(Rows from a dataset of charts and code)

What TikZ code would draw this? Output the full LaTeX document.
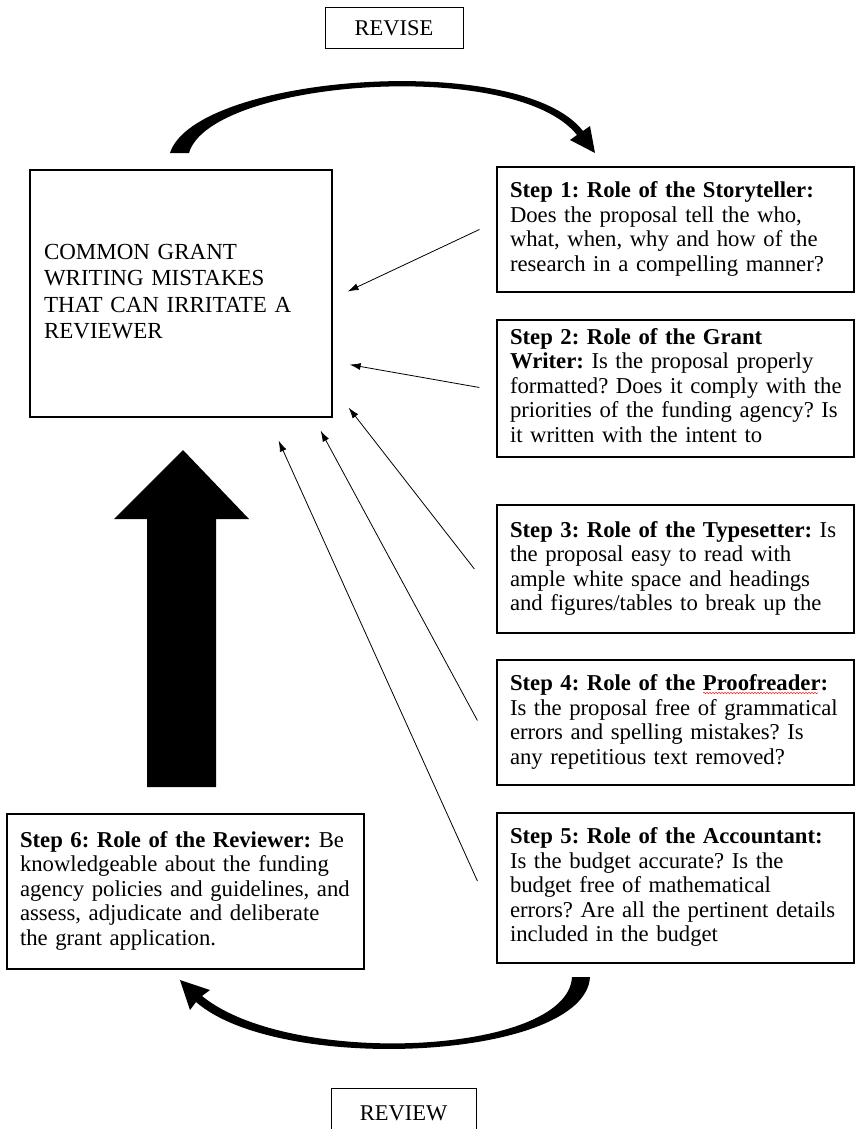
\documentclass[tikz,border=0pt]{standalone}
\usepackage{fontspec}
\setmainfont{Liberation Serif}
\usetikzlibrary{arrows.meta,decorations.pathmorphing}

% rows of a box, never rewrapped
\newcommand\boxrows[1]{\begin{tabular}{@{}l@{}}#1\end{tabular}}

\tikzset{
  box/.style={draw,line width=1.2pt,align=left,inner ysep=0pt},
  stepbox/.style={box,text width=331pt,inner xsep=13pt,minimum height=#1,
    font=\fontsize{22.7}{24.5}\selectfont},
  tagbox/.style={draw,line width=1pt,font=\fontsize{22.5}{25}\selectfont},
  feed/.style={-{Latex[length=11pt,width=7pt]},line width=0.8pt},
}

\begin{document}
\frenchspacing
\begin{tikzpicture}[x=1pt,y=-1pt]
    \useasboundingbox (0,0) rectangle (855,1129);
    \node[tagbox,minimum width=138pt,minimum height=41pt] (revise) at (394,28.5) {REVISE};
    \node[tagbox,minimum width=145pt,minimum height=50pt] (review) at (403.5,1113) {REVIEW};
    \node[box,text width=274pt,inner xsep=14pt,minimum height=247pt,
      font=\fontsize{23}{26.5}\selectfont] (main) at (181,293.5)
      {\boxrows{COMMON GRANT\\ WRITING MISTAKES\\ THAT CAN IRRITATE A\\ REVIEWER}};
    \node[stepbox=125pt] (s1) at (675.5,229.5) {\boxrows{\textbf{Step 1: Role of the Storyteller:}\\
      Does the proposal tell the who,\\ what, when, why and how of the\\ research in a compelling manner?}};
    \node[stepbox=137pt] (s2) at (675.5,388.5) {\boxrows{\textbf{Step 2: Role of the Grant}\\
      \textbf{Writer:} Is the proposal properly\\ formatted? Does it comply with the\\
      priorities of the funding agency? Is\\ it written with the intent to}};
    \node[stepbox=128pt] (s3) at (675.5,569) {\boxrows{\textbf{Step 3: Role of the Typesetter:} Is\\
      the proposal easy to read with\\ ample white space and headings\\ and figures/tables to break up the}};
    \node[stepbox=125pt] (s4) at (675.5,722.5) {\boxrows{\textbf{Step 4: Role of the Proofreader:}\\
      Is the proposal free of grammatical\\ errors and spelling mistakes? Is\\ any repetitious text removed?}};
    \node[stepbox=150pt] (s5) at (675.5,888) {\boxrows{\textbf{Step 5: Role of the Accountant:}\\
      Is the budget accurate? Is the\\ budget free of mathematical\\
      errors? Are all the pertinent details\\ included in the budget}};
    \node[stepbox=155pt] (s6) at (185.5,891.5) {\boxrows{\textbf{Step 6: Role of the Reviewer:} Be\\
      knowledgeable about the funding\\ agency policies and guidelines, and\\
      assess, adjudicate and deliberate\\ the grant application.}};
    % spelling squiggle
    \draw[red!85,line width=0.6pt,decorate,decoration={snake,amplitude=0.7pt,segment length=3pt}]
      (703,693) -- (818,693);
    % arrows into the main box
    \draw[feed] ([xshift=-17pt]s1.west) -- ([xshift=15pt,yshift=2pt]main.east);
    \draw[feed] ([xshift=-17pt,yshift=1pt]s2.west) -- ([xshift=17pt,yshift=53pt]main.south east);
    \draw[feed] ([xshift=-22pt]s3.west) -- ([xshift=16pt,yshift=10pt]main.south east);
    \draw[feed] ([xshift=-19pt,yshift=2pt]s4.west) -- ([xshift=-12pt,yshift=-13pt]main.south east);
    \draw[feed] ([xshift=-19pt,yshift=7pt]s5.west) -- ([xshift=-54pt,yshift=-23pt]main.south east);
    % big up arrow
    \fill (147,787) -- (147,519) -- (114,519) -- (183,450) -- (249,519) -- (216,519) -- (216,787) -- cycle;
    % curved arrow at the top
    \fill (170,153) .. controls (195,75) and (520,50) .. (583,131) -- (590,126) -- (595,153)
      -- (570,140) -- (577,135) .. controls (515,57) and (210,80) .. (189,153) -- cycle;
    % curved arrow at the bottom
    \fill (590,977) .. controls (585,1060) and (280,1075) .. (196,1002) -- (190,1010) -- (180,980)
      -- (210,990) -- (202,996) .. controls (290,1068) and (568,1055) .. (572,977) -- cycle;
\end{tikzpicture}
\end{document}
---
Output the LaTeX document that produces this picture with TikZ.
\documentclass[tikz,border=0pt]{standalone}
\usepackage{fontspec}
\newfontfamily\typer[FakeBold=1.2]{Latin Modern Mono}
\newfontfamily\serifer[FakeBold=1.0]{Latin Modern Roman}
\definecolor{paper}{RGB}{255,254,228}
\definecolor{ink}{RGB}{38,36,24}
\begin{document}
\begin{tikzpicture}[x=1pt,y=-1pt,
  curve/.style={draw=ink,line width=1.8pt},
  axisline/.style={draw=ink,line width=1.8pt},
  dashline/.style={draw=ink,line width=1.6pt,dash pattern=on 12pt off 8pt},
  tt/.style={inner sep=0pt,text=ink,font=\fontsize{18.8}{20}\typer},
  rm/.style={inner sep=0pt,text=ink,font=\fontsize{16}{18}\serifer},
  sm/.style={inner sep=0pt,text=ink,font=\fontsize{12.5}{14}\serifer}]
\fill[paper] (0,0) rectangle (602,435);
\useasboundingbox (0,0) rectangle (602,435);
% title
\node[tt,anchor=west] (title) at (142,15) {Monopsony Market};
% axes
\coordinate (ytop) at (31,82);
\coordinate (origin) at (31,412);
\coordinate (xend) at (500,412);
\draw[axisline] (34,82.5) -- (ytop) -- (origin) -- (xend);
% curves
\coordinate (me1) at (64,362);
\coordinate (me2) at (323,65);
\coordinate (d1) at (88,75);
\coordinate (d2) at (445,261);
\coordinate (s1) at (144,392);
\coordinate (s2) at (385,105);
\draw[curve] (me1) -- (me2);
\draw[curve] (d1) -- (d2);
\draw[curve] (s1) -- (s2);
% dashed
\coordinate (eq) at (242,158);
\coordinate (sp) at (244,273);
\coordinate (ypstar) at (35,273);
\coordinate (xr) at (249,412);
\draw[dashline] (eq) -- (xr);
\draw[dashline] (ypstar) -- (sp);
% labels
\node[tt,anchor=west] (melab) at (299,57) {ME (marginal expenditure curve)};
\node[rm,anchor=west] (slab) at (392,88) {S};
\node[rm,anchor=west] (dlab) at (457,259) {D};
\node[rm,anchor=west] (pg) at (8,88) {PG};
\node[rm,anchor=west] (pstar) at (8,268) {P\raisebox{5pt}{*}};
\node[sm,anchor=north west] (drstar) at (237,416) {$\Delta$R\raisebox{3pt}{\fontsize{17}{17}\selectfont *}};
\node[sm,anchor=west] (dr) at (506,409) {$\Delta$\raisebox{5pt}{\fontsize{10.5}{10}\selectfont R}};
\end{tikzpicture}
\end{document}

** Written request **
State the count of lines in the data holding the word "this", adding nothing to it.

** Expected answer **
2